I was asked a few cursory questions and then told: “We won’t be able to investigate this further.” It felt like the ultimate box-ticking exercise.
I’m told my car is now likely on its way to Africa or Eastern Europe. That’s shocking enough. But it’s the casual acceptance of its fate that will be my lasting impression of the whole sorry episode.
The full, frank and concerning episode can be read by clicking here.
Possibly it is time for the authorities to embrace the work undertaken by insurers, their representatives, vehicle information suppliers, security experts and the likes of IAATI UK? The police have 'better things to do' than dealing with vehicle crime at its lowest level but it is here to stay and on the increase - dramatically so (about 30%).
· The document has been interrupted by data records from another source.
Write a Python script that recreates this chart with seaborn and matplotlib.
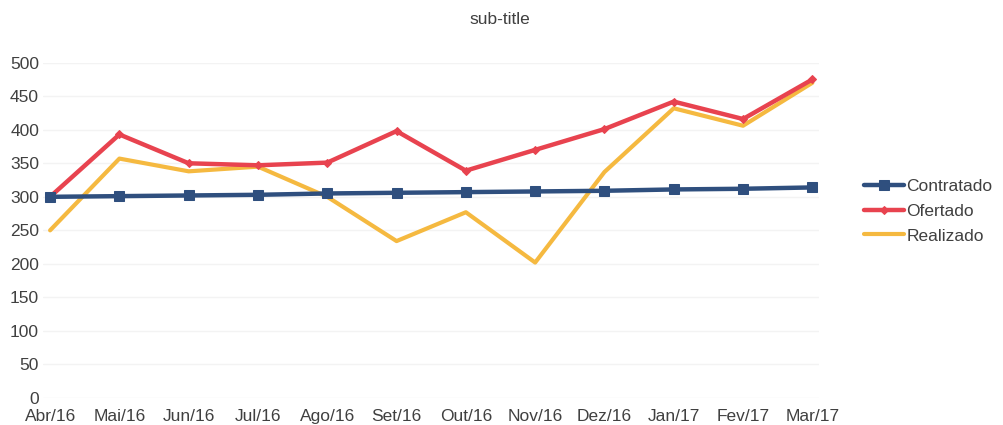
import matplotlib
matplotlib.use("Agg")
import matplotlib.pyplot as plt
import seaborn as sns
import pandas as pd

months = ["Abr/16", "Mai/16", "Jun/16", "Jul/16", "Ago/16", "Set/16",
          "Out/16", "Nov/16", "Dez/16", "Jan/17", "Fev/17", "Mar/17"]
contratado = [300, 301, 302, 303, 305, 306, 307, 308, 309, 311, 312, 314]
ofertado = [300, 393, 350, 347, 351, 398, 339, 370, 401, 442, 416, 475]
realizado = [250, 357, 338, 345, 300, 234, 277, 202, 337, 432, 406, 470]
yticks = [0, 50, 100, 150, 200, 250, 300, 350, 400, 450, 500]

sns.set_theme(style="white")
plt.rcParams['font.family'] = ['Liberation Sans', 'DejaVu Sans']

fig = plt.figure(figsize=(10.04, 4.25), dpi=100)
ax = fig.add_axes([0.043, 0.0635, 0.773, 0.789])

txt = '#404040'
series = [
    ("Contratado", contratado, '#2f4f7e', 's', 9, 3.2, 3),
    ("Ofertado", ofertado, '#e8434f', 'D', 4.5, 3.2, 2),
    ("Realizado", realizado, '#f5b940', None, 0, 3.0, 1),
]
x_idx = list(range(len(months)))
for name, vals, col, mk, ms, lw, z in series:
    df = pd.DataFrame({"x": x_idx, "y": vals})
    sns.lineplot(data=df, x="x", y="y", ax=ax, color=col, linewidth=lw,
                 marker=mk if mk else '', markersize=ms, markeredgecolor=col,
                 markerfacecolor=col, label=name, zorder=z, sort=False,
                 legend=False)

ax.set_xlim(-0.1, 11.1)
ax.set_ylim(0, 500)
ax.set_xticks(x_idx)
ax.set_xticklabels(months)
ax.set_yticks(yticks)
ax.set_xlabel("")
ax.set_ylabel("")
ax.tick_params(axis='both', length=0, labelsize=12.5, colors=txt)
ax.tick_params(axis='x', pad=8)
ax.tick_params(axis='y', pad=3)
ax.grid(axis='y', color='#f3f3f3', linewidth=1)
for s in ax.spines.values():
    s.set_visible(False)

fig.text(0.498, 0.955, "sub-title", ha='center', va='center', fontsize=12.5, color=txt)

handles, labels = ax.get_legend_handles_labels()
for h in handles:
    h.set_markersize(min(h.get_markersize(), 7))
fig.legend(handles, labels, loc='center left', bbox_to_anchor=(0.845, 0.503),
           frameon=False, fontsize=12.5, labelcolor=txt, handlelength=2.3,
           handletextpad=0.15, labelspacing=0.55)

fig.savefig("out.png", dpi=100)
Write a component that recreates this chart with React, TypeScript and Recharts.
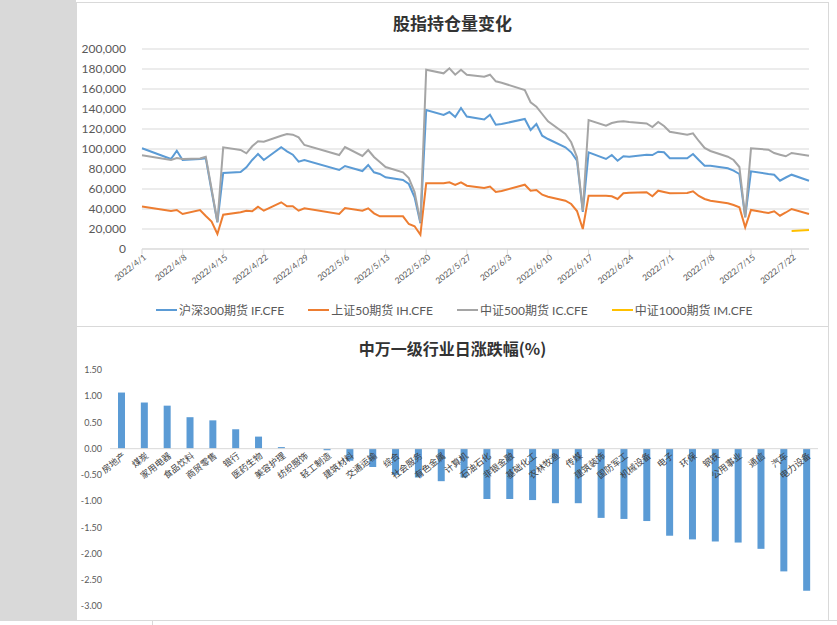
import React from 'react';
import {
  LineChart,
  Line,
  BarChart,
  Bar,
  XAxis,
  YAxis,
  CartesianGrid,
  ReferenceLine,
} from 'recharts';

const FONT = "Lato, 'Noto Sans CJK SC', sans-serif";
const CJK = "'Noto Sans CJK SC', sans-serif";
const AXIS_TEXT = '#595959';
const GRID = '#d9d9d9';
const LABEL_ANGLE = -38;

// 交易日
const tradeDates = [
  '2022/4/1', '2022/4/6', '2022/4/7', '2022/4/8', '2022/4/11', '2022/4/12', '2022/4/13', '2022/4/14', '2022/4/15',
  '2022/4/18', '2022/4/19', '2022/4/20', '2022/4/21', '2022/4/22', '2022/4/25', '2022/4/26', '2022/4/27', '2022/4/28', '2022/4/29',
  '2022/5/5', '2022/5/6', '2022/5/9', '2022/5/10', '2022/5/11', '2022/5/12', '2022/5/13', '2022/5/16', '2022/5/17',
  '2022/5/18', '2022/5/19', '2022/5/20', '2022/5/23', '2022/5/24', '2022/5/25', '2022/5/26', '2022/5/27', '2022/5/30', '2022/5/31',
  '2022/6/1', '2022/6/2', '2022/6/6', '2022/6/7', '2022/6/8', '2022/6/9', '2022/6/10', '2022/6/13', '2022/6/14', '2022/6/15',
  '2022/6/16', '2022/6/17', '2022/6/20', '2022/6/21', '2022/6/22', '2022/6/23', '2022/6/24', '2022/6/27', '2022/6/28', '2022/6/29', '2022/6/30',
  '2022/7/1', '2022/7/4', '2022/7/5', '2022/7/6', '2022/7/7', '2022/7/8', '2022/7/11', '2022/7/12', '2022/7/13', '2022/7/14',
  '2022/7/15', '2022/7/18', '2022/7/19', '2022/7/20', '2022/7/21', '2022/7/22', '2022/7/25',
];

// 沪深300期货 IF.CFE
const ifOI = [
  100700, 90000, 98300, 89000, 90000, 90700, 58000, 26700, 76000,
  77000, 81700, 89000, 95000, 89000, 101700, 97700, 94300, 87300, 89000,
  79000, 83000, 78000, 84000, 76700, 75000, 71700, 69000, 65000,
  51700, 25700, 139000, 134000, 137000, 132000, 141000, 132500, 129500, 134300,
  124300, 125000, 130000, 119000, 125000, 113300, 110000, 101700, 96700, 88300,
  37000, 96700, 90000, 94000, 88300, 92700, 92300, 94300, 94000, 97300, 96700,
  90700, 90700, 95000, 89000, 83300, 83300, 80700, 78300, 75000, 32000,
  77700, 75000, 74300, 68300, 71500, 74300, 68300,
];

// 上证50期货 IH.CFE
const ihOI = [
  42500, 38000, 39000, 35000, 39000, 33000, 27500, 15000, 34300,
  36700, 38300, 37700, 42300, 38300, 46700, 42700, 42700, 38300, 40700,
  35000, 41000, 38300, 40700, 35700, 32700, 32700, 32700, 25000,
  22700, 14300, 65700, 65700, 66700, 64000, 66700, 63300, 61000, 62500,
  57000, 58000, 64300, 58300, 59000, 54300, 52300, 48300, 45000, 38000,
  20000, 53300, 53300, 52700, 50000, 55700, 56300, 56700, 52700, 58300, 57000,
  55700, 56000, 57700, 53000, 50000, 48300, 45700, 44000, 41700, 21700,
  39000, 36000, 37700, 33300, 36500, 40000, 35000,
];

// 中证500期货 IC.CFE
const icOI = [
  93700, 89000, 91000, 90000, 90500, 92300, 60000, 27000, 101700,
  99000, 95700, 102700, 107700, 107300, 113300, 115000, 114300, 111700, 104000,
  94000, 102000, 93000, 99000, 92000, 87000, 82000, 76700, 71000,
  57000, 27000, 179300, 175700, 180700, 174300, 179300, 174300, 172300, 174300,
  167700, 166300, 159000, 146700, 142300, 135000, 127700, 115000, 106700, 91700,
  38300, 129000, 123300, 126000, 127300, 127700, 127000, 125500, 122000, 127000, 123000,
  117300, 114300, 115700, 108000, 101000, 98000, 92300, 89000, 82000, 31700,
  100700, 99300, 96000, 94300, 92700, 96000, 93300,
];

// 中证1000期货 IM.CFE（7/22 上市）
const imDates = ['2022/7/22', '2022/7/25'];
const imOI = [18000, 19000];

const xTickDates = [
  '2022/4/1', '2022/4/8', '2022/4/15', '2022/4/22', '2022/4/29', '2022/5/6', '2022/5/13', '2022/5/20', '2022/5/27',
  '2022/6/3', '2022/6/10', '2022/6/17', '2022/6/24', '2022/7/1', '2022/7/8', '2022/7/15', '2022/7/22',
];
const oiTicks = [0, 20000, 40000, 60000, 80000, 100000, 120000, 140000, 160000, 180000, 200000];

// 申万一级行业
const industries = [
  '房地产', '煤炭', '家用电器', '食品饮料', '商贸零售', '银行', '医药生物', '美容护理', '纺织服饰', '轻工制造',
  '建筑材料', '交通运输', '综合', '社会服务', '有色金属', '计算机', '石油石化', '非银金融', '基础化工', '农林牧渔',
  '传媒', '建筑装饰', '国防军工', '机械设备', '电子', '环保', '钢铁', '公用事业', '通信', '汽车', '电力设备',
];
const industryChg = [
  1.07, 0.88, 0.82, 0.6, 0.54, 0.37, 0.23, 0.03, 0.0, -0.03,
  -0.23, -0.35, -0.5, -0.55, -0.62, -0.55, -0.96, -0.96, -0.98, -1.04,
  -1.04, -1.32, -1.34, -1.38, -1.66, -1.73, -1.77, -1.79, -1.91, -2.34, -2.71,
];
const chgTicks = [-3, -2.5, -2, -1.5, -1, -0.5, 0, 0.5, 1, 1.5];

const dayIndex = (s: string) => {
  const [y, m, d] = s.split('/').map(Number);
  return Math.round((Date.UTC(y, m - 1, d) - Date.UTC(2022, 3, 1)) / 86400000);
};

const lineData = tradeDates.map((d, i) => {
  const k = imDates.indexOf(d);
  return {
    day: dayIndex(d),
    IF: ifOI[i],
    IH: ihOI[i],
    IC: icOI[i],
    IM: k >= 0 ? imOI[k] : null,
  };
});
const xTicks = xTickDates.map(dayIndex);
const tickLabel: Record<number, string> = {};
xTickDates.forEach((d) => (tickLabel[dayIndex(d)] = d));

const barData = industries.map((name, i) => ({ name, chg: industryChg[i] }));

const series = [
  { key: 'IF', name: '沪深300期货 IF.CFE', color: '#5b9bd5' },
  { key: 'IH', name: '上证50期货 IH.CFE', color: '#ed7d31' },
  { key: 'IC', name: '中证500期货 IC.CFE', color: '#a5a5a5' },
  { key: 'IM', name: '中证1000期货 IM.CFE', color: '#ffc000' },
];

// bar chart plot box
const BAR_TOP = 44;
const BAR_H = 236;
const zeroY = BAR_TOP + (BAR_H * 1.5) / 4.5;

const DateTick = (props: any) => {
  const { x, y, payload } = props;
  return (
    <g transform={`translate(${x + 3},${y})`}>
      <text
        x={0}
        y={0}
        dy={3}
        textAnchor="end"
        transform={`rotate(${LABEL_ANGLE})`}
        fontSize={8.5}
        fill={AXIS_TEXT}
        fontFamily={FONT}
      >
        {tickLabel[payload.value]}
      </text>
    </g>
  );
};

const IndustryTick = (props: any) => {
  const { x, payload } = props;
  return (
    <g transform={`translate(${x + 3},${zeroY + 6})`}>
      <text
        x={0}
        y={0}
        dy={3}
        textAnchor="end"
        transform={`rotate(${LABEL_ANGLE})`}
        fontSize={9}
        fill="#404040"
        fontFamily={CJK}
      >
        {payload.value}
      </text>
    </g>
  );
};

const box = (top: number, height: number): React.CSSProperties => ({
  position: 'absolute',
  left: 76,
  top,
  width: 753,
  height,
  background: '#fff',
  border: `1px solid ${GRID}`,
  boxSizing: 'border-box',
});

const titleStyle = (top: number, size: number): React.CSSProperties => ({
  position: 'absolute',
  left: 0,
  top,
  width: '100%',
  textAlign: 'center',
  fontFamily: CJK,
  fontWeight: 700,
  fontSize: size,
  color: '#333',
});

export default function App() {
  return (
    <div style={{ position: 'absolute', left: 0, top: 0, width: 837, height: 625, background: '#fff', overflow: 'hidden' }}>
      {/* sheet background */}
      <div style={{ position: 'absolute', left: 0, top: 0, width: 76, height: 620, background: '#d9d9d9' }} />
      <div style={{ position: 'absolute', left: 0, top: 620, width: 837, height: 1, background: GRID }} />
      <div style={{ position: 'absolute', left: 152, top: 620, width: 1, height: 5, background: GRID }} />

      {/* 股指持仓量变化 */}
      <div style={box(2, 325)}>
        <div style={titleStyle(7, 17)}>股指持仓量变化</div>
        <div style={{ position: 'absolute', left: -1, top: -2 }}>
          <LineChart
            width={753}
            height={327}
            data={lineData}
            margin={{ top: 48, right: 20, bottom: 0, left: 0 }}
          >
            <CartesianGrid vertical={false} stroke={GRID} />
            <XAxis
              dataKey="day"
              type="number"
              domain={[0, 115]}
              ticks={xTicks}
              interval={0}
              height={79}
              tickSize={5}
              tickMargin={2}
              axisLine={{ stroke: GRID }}
              tickLine={{ stroke: GRID }}
              tick={<DateTick />}
            />
            <YAxis
              domain={[0, 200000]}
              ticks={oiTicks}
              interval={0}
              width={66}
              axisLine={false}
              tickLine={false}
              tickSize={6}
              tickMargin={10}
              tick={{ fontSize: 12, fill: AXIS_TEXT, fontFamily: FONT }}
              tickFormatter={(v: number) => v.toLocaleString('en-US')}
            />
            {series.map((s) => (
              <Line
                key={s.key}
                type="linear"
                dataKey={s.key}
                name={s.name}
                stroke={s.color}
                strokeWidth={2}
                dot={false}
                isAnimationActive={false}
              />
            ))}
          </LineChart>
        </div>
        <div
          style={{
            position: 'absolute',
            left: 79,
            top: 298,
            display: 'flex',
            alignItems: 'center',
            fontFamily: FONT,
            fontSize: 12,
            color: AXIS_TEXT,
          }}
        >
          {series.map((s) => (
            <div key={s.key} style={{ display: 'flex', alignItems: 'center', marginRight: 24 }}>
              <div style={{ width: 21, height: 2, background: s.color, marginRight: 2 }} />
              <span>{s.name}</span>
            </div>
          ))}
        </div>
      </div>

      {/* 申万一级行业日涨跌幅 */}
      <div style={box(326, 295)}>
        <div style={titleStyle(9, 16)}>中万一级行业日涨跌幅(%)</div>
        <div style={{ position: 'absolute', left: -1, top: -1 }}>
          <BarChart
            width={753}
            height={293}
            data={barData}
            margin={{ top: BAR_TOP, right: 11, bottom: 12, left: 0 }}
          >
            <XAxis
              dataKey="name"
              interval={0}
              height={1}
              axisLine={false}
              tickLine={false}
              tick={<IndustryTick />}
            />
            <YAxis
              domain={[-3, 1.5]}
              ticks={chgTicks}
              interval={0}
              width={34}
              axisLine={false}
              tickLine={false}
              tickSize={6}
              tickMargin={2}
              tick={{ fontSize: 9, fill: AXIS_TEXT, fontFamily: FONT }}
              tickFormatter={(v: number) => v.toFixed(2)}
            />
            <ReferenceLine y={0} stroke={GRID} />
            <Bar dataKey="chg" fill="#5b9bd5" barSize={7} isAnimationActive={false} />
          </BarChart>
        </div>
      </div>
    </div>
  );
}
Nationwide there is an inconsistent approach to the subject, a lack of knowledge (how many stolen vehicle squads remain?) and therefore a lack of deterrent. Archaic processes remain and it appears the approach to recording a vehicle theft is little more than it was in the 80's with a crime report being endorsed:
"vehicle left locked, secure and unattended. Unable to assist re' suspects".
There is so much more that could be done to deter theft, protect those who are offered a stolen vehicle and enable police officers to get on with 'priorities' and 'performance indicators'.